The human and peoples' rights and armed conflicts in Africa
University of British Columbia
Master of Laws - LLM
Armed conflict and the systematic violation of human rights have been characteristics of life in much of Africa. The interrelationship between these two phenomenon is explored; armed conflict is both the result of the denial of such human rights as the right of political participation, and a cause of further denial of human rights both by States and by armed guerrilla movements. The cases of Ethiopia, Sudan and Uganda are discussed in detail. In the first two cases the denial of the right to autonomy and self-determination have clearly been major factors in the armed conflict and in the further denial of human rights. The clearest failure in Uganda has been the continued failure of regimes to ensure reasonable political participation of the people in government.
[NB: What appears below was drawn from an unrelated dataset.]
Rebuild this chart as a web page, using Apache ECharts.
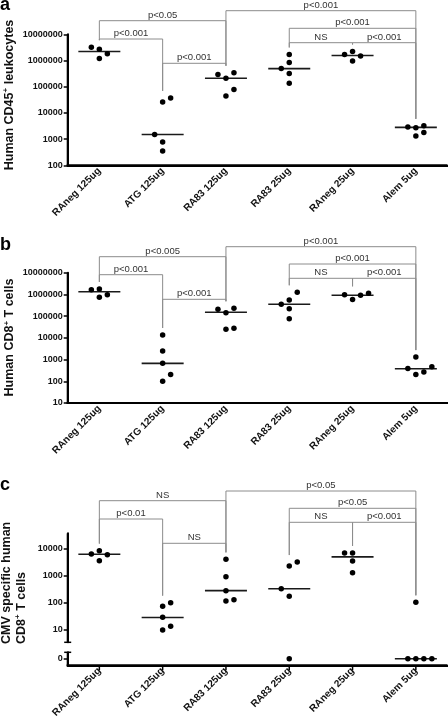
<!DOCTYPE html>
<html><head><meta charset="utf-8">
<script src="https://cdn.jsdelivr.net/npm/echarts@6/dist/echarts.min.js"></script>
<style>html,body{margin:0;padding:0;background:#fff}#c{width:448px;height:720px}</style>
</head><body><div id="c"></div>
<script>
// ---------------- DATA ----------------
const categories = ['RAneg 125ug', 'ATG 125ug', 'RA83 125ug', 'RA83 25ug', 'RAneg 25ug', 'Alem 5ug'];

// Panel a: Human CD45+ leukocytes
const cd45Values = [
  [3.2e6, 2.7e6, 1.8e6, 1.2e6],
  [2.6e4, 3.7e4, 1500, 780, 350],
  [2.9e5, 2.1e5, 3.4e5, 7.9e4, 4.4e4],
  [1.7e6, 8.3e5, 4.9e5, 3.2e5, 1.35e5],
  [1.7e6, 2.2e6, 1.5e6, 9.6e5],
  [2900, 2700, 3200, 1300, 1800]
];
const cd45Medians = [2.2e6, 1500, 2.1e5, 4.9e5, 1.55e6, 2800];
const cd45Ticks = [100, 1000, 10000, 100000, 1000000, 10000000];
const cd45Brackets = [
  ['RAneg 125ug', 'RA83 125ug', 'p<0.05'],
  ['RAneg 125ug', 'ATG 125ug', 'p<0.001'],
  ['ATG 125ug', 'RA83 125ug', 'p<0.001'],
  ['RA83 125ug', 'Alem 5ug', 'p<0.001'],
  ['RA83 25ug', 'Alem 5ug', 'p<0.001'],
  ['RA83 25ug', 'RAneg 25ug', 'NS'],
  ['RAneg 25ug', 'Alem 5ug', 'p<0.001']
];

// Panel b: Human CD8+ T cells
const cd8Values = [
  [1.65e6, 1.78e6, 7.4e5, 9.7e5],
  [1.35e4, 2500, 670, 208, 100],
  [2.05e5, 1.44e5, 2.3e5, 2.5e4, 2.8e4],
  [1.25e6, 3.5e5, 5.5e5, 2.2e5, 7.6e4],
  [9.7e5, 5.9e5, 9.1e5, 1.12e6],
  [1300, 390, 208, 265, 465]
];
const cd8Medians = [1.33e6, 670, 1.5e5, 3.5e5, 9.1e5, 380];
const cd8Ticks = [10, 100, 1000, 10000, 100000, 1000000, 10000000];
const cd8Brackets = [
  ['RAneg 125ug', 'RA83 125ug', 'p<0.005'],
  ['RAneg 125ug', 'ATG 125ug', 'p<0.001'],
  ['ATG 125ug', 'RA83 125ug', 'p<0.001'],
  ['RA83 125ug', 'Alem 5ug', 'p<0.001'],
  ['RA83 25ug', 'Alem 5ug', 'p<0.001'],
  ['RA83 25ug', 'RAneg 25ug', 'NS'],
  ['RAneg 25ug', 'Alem 5ug', 'p<0.001']
];

// Panel c: CMV specific human CD8+ T cells
const cmvValues = [
  [6200, 8200, 5800, 3500],
  [72, 97, 28, 9.4, 13],
  [3900, 890, 270, 112, 125],
  [2200, 3100, 318, 166, 0],
  [6700, 6700, 3400, 1250],
  [100, 0, 0, 0, 0]
];
const cmvMedians = [6000, 27.5, 270, 318, 4800, 0];
const cmvTicks = [10, 100, 1000, 10000];
const cmvZeroTicks = ['0'];
const cmvBrackets = [
  ['RAneg 125ug', 'RA83 125ug', 'NS'],
  ['RAneg 125ug', 'ATG 125ug', 'p<0.01'],
  ['ATG 125ug', 'RA83 125ug', 'NS'],
  ['RA83 125ug', 'Alem 5ug', 'p<0.05'],
  ['RA83 25ug', 'Alem 5ug', 'p<0.05'],
  ['RA83 25ug', 'RAneg 25ug', 'NS'],
  ['RAneg 25ug', 'Alem 5ug', 'p<0.001']
];

const titles = {
  a: 'Human CD45{sup|+} leukocytes',
  b: 'Human CD8{sup|+} T cells',
  c: 'CMV specific human\nCD8{sup|+} T cells'
};

// ---------------- LAYOUT / STYLE ----------------
const FONT = 'Liberation Sans, Arial, Helvetica, sans-serif';
const LAYOUT = {
  left: 67.7, right: 0.5,
  a: { top: 34.3, height: 131, min: 100, max: 1e7, rows: [-13.6, 4.7, 29, -23.6, -6, 8.4, 8.4], title: [9.3, 95, 'center'] },
  b: { top: 272.7, height: 130.3, min: 10, max: 1e7, rows: [-16, 2, 26.6, -26, -8.7, 5.6, 5.6], title: [10, 337.5, 'center'] },
  c: { top: 533.3, height: 109, min: 3.3, max: 36000, rows: [-32.6, -14.3, 10, -42.3, -25, -11, -11], title: [14.2, 644, 'left'], xOffset: 23 },
  cZero: { top: 652.3, height: 13 },
  jitterStep: 8,
  medianHalf: 21,
  legGap: 7,
  xTickLen: 5,
  jitter: {
    a: [[-1,0,1,0],[0,1,-1,0,0],[-1,0,1,1,0],[0,0,-1,0,0],[-1,0,1,0],[-1,0,1,0,1]],
    b: [[-1,0,0,1],[0,0,0,1,0],[-1,0,1,0,1],[1,-1,0,0,0],[-1,0,1,2],[0,-1,0,1,2]],
    c: [[-1,0,1,0],[0,1,0,0,1],[0,0,0,0,1],[0,1,-1,0,0],[-1,0,0,0],[0,-1,0,1,2]]
  }
};

const isPow10 = v => v > 0 && Math.abs(Math.log10(v) - Math.round(Math.log10(v))) < 1e-6;
const TICK_LABEL = { fontSize: 9, fontWeight: 'bold', color: '#111', margin: 5, fontFamily: FONT };

function xAxisDef(gridIndex, show, offset) {
  return {
    type: 'category', gridIndex, data: categories, boundaryGap: true, show, position: 'bottom', offset: offset || 0,
    axisLine: { show: true, onZero: false, lineStyle: { color: '#000', width: 2 } },
    axisTick: { alignWithLabel: true, length: LAYOUT.xTickLen, lineStyle: { color: '#000', width: 1.5 } },
    axisLabel: { rotate: 45, fontSize: 10, fontWeight: 'bold', color: '#111', margin: 4, fontFamily: FONT, interval: 0 },
    splitLine: { show: false }
  };
}

function logAxisDef(gridIndex, cfg, ticks, lineSymbol) {
  return {
    type: 'log', logBase: 10, gridIndex, min: cfg.min, max: cfg.max,
    axisLine: { show: true, lineStyle: { color: '#000', width: 2 }, symbol: lineSymbol || 'none', symbolSize: [7, 1.5] },
    axisTick: { show: true, length: 4, customValues: ticks, lineStyle: { color: '#000', width: 1.5 } },
    axisLabel: Object.assign({ customValues: ticks, formatter: v => isPow10(v) ? String(Math.round(v)) : '' }, TICK_LABEL),
    splitLine: { show: false }, minorTick: { show: false }
  };
}

function scatterSeries(gridIndex, values, jitter, pred) {
  const data = [];
  values.forEach((grp, i) => grp.forEach((v, j) => {
    if (pred(v)) data.push({ value: [i, v], symbolOffset: [jitter[i][j] * LAYOUT.jitterStep, 0] });
  }));
  return { type: 'scatter', xAxisIndex: gridIndex, yAxisIndex: gridIndex, data, symbolSize: 5.5,
    itemStyle: { color: '#000', opacity: 1 }, z: 4, silent: true, clip: false };
}

function medianSeries(gridIndex, medians, pred) {
  const data = [];
  medians.forEach((m, i) => { if (pred(m)) data.push([i, m]); });
  return {
    type: 'custom', xAxisIndex: gridIndex, yAxisIndex: gridIndex, data, silent: true, clip: false, z: 3,
    renderItem(params, api) {
      const p = api.coord([api.value(0), api.value(1)]);
      return { type: 'line', shape: { x1: p[0] - LAYOUT.medianHalf, y1: p[1], x2: p[0] + LAYOUT.medianHalf, y2: p[1] },
        style: { stroke: '#1a1a1a', lineWidth: 1.6 } };
    }
  };
}

// axis frame (left line, optional bottom line with category ticks) drawn from the grid rect
function frameSeries(gridIndex, refValue, withBottom, withTicks) {
  return {
    type: 'custom', xAxisIndex: gridIndex, yAxisIndex: gridIndex, data: [[0, refValue]], silent: true, clip: false, z: 6,
    renderItem(params, api) {
      const cs = params.coordSys;
      const bottom = cs.y + cs.height;
      const st = { stroke: '#000', lineWidth: 2 };
      const children = [{ type: 'line', shape: { x1: cs.x, y1: cs.y, x2: cs.x, y2: bottom + (withBottom ? 1 : 0) }, style: st }];
      if (withBottom) {
        children.push({ type: 'line', shape: { x1: cs.x - 1, y1: bottom, x2: cs.x + cs.width, y2: bottom }, style: st });
      }
      if (withTicks) {
        categories.forEach((c, i) => {
          const x = api.coord([i, refValue])[0];
          children.push({ type: 'line', shape: { x1: x, y1: bottom, x2: x, y2: bottom + LAYOUT.xTickLen },
            style: { stroke: '#000', lineWidth: 1.5 } });
        });
      }
      return { type: 'group', children };
    }
  };
}

function bracketSeries(gridIndex, brackets, rows, values) {
  const groupMax = values.map(g => Math.max.apply(null, g.filter(v => v > 0)));
  const data = brackets.map((b, k) => {
    const i0 = categories.indexOf(b[0]);
    return [i0, groupMax[i0], categories.indexOf(b[1]), k];
  });
  return {
    type: 'custom', xAxisIndex: gridIndex, yAxisIndex: gridIndex, data, silent: true, clip: false, z: 2,
    renderItem(params, api) {
      const k = api.value(3);
      const i0 = api.value(0), i1 = api.value(2);
      const x1 = api.coord([i0, groupMax[i0]])[0];
      const x2 = api.coord([i1, groupMax[i1]])[0];
      const y = params.coordSys.y + rows[k];
      const l1 = Math.max(y, api.coord([i0, groupMax[i0]])[1] - LAYOUT.legGap);
      const l2 = Math.max(y, api.coord([i1, groupMax[i1]])[1] - LAYOUT.legGap);
      const st = { stroke: '#8c8c8c', lineWidth: 1 };
      return { type: 'group', children: [
        { type: 'line', shape: { x1, y1: y, x2, y2: y }, style: st },
        { type: 'line', shape: { x1, y1: y, x2: x1, y2: l1 }, style: st },
        { type: 'line', shape: { x1: x2, y1: y, x2, y2: l2 }, style: st },
        { type: 'text', x: (x1 + x2) / 2, y: y - 0.5,
          style: { text: brackets[k][2], fill: '#333', font: '9.5px ' + FONT, align: 'center', verticalAlign: 'bottom' } }
      ] };
    }
  };
}

function titleGraphic(key) {
  const t = LAYOUT[key].title;
  return {
    type: 'text', x: t[0], y: t[1], rotation: Math.PI / 2, silent: true,
    style: {
      text: titles[key], align: t[2], verticalAlign: 'middle',
      fontSize: 12.5, fontWeight: 'bold', fontFamily: FONT, fill: '#111', lineHeight: 15,
      rich: { sup: { fontSize: 8, fontWeight: 'bold', fontFamily: FONT, fill: '#111', verticalAlign: 'top', lineHeight: 15, padding: [0, 0, 5, 0] } }
    }
  };
}

function gridDef(cfg) {
  return { left: LAYOUT.left, right: LAYOUT.right, top: cfg.top, height: cfg.height,
    containLabel: false, outerBoundsMode: 'none' };
}

const option = {
  animation: false,
  backgroundColor: '#fff',
  textStyle: { fontFamily: FONT },
  grid: [gridDef(LAYOUT.a), gridDef(LAYOUT.b), gridDef(LAYOUT.c), gridDef(LAYOUT.cZero)],
  xAxis: [xAxisDef(0, true), xAxisDef(1, true), xAxisDef(2, true, LAYOUT.c.xOffset), xAxisDef(3, false)],
  yAxis: [
    logAxisDef(0, LAYOUT.a, cd45Ticks),
    logAxisDef(1, LAYOUT.b, cd8Ticks),
    logAxisDef(2, LAYOUT.c, cmvTicks, ['rect', 'none']),
    {
      type: 'category', gridIndex: 3, data: cmvZeroTicks, boundaryGap: true,
      axisLine: { show: true, onZero: false, lineStyle: { color: '#000', width: 2 }, symbol: ['none', 'rect'], symbolSize: [7, 1.5] },
      axisTick: { show: true, alignWithLabel: true, length: 4, lineStyle: { color: '#000', width: 1.5 } },
      axisLabel: Object.assign({ interval: 0 }, TICK_LABEL),
      splitLine: { show: false }
    }
  ],
  series: [
    scatterSeries(0, cd45Values, LAYOUT.jitter.a, v => v > 0),
    medianSeries(0, cd45Medians, v => v > 0),
    bracketSeries(0, cd45Brackets, LAYOUT.a.rows, cd45Values),
    frameSeries(0, LAYOUT.a.max, true, false),
    scatterSeries(1, cd8Values, LAYOUT.jitter.b, v => v > 0),
    medianSeries(1, cd8Medians, v => v > 0),
    bracketSeries(1, cd8Brackets, LAYOUT.b.rows, cd8Values),
    frameSeries(1, LAYOUT.b.max, true, false),
    scatterSeries(2, cmvValues, LAYOUT.jitter.c, v => v > 0),
    medianSeries(2, cmvMedians, v => v > 0),
    bracketSeries(2, cmvBrackets, LAYOUT.c.rows, cmvValues),
    frameSeries(2, LAYOUT.c.max, false, false),
    scatterSeries(3, cmvValues, LAYOUT.jitter.c, v => v === 0),
    medianSeries(3, cmvMedians, v => v === 0),
    frameSeries(3, 0, true, true)
  ],
  graphic: [
    { type: 'text', x: 0, y: 5, style: { text: 'a', font: 'bold 18px ' + FONT, fill: '#000', verticalAlign: 'middle' } },
    { type: 'text', x: 0, y: 245, style: { text: 'b', font: 'bold 18px ' + FONT, fill: '#000', verticalAlign: 'middle' } },
    { type: 'text', x: 0, y: 485, style: { text: 'c', font: 'bold 18px ' + FONT, fill: '#000', verticalAlign: 'middle' } },
    titleGraphic('a'), titleGraphic('b'), titleGraphic('c')
  ]
};

const chart = echarts.init(document.getElementById('c'), null, { renderer: 'canvas', width: 448, height: 720 });
chart.setOption(option);
</script>
</body></html>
In the light of the situation, the adequacy of the African Charter of Human and Peoples' Rights, the African Commission on Human and Peoples' Rights, and the machinery available through the United Nations and existing Non-Governmental Organizations is examined. The African system, in comparison to the human rights systems in Europe or the Americas, is excessively dominated by State political leaders, leading to doubts whether the new African Commission on Human Rights will be able to be effective. For various reasons, the United Nations organs have not addressed the human rights situation in much of black Africa, concentrating concern on Southern Africa and Apartheid. The study concludes that the African human rights machinery should be altered to make the Commission more independent and to add a court or an arbitration tribunal. It is also necessary to develop indigenous Non-Governmental Organizations concerned with human rights in Africa. Foreign States could condition their foreign aid on State respect for human rights, and should avoid armed support for particular factions, as has occured in Ethiopia, Angola and Mozambique. But humanitarian intervention in genuine cases of gross human rights abuses should be provide for, as with the Tanzanian entry into Uganda in 1979.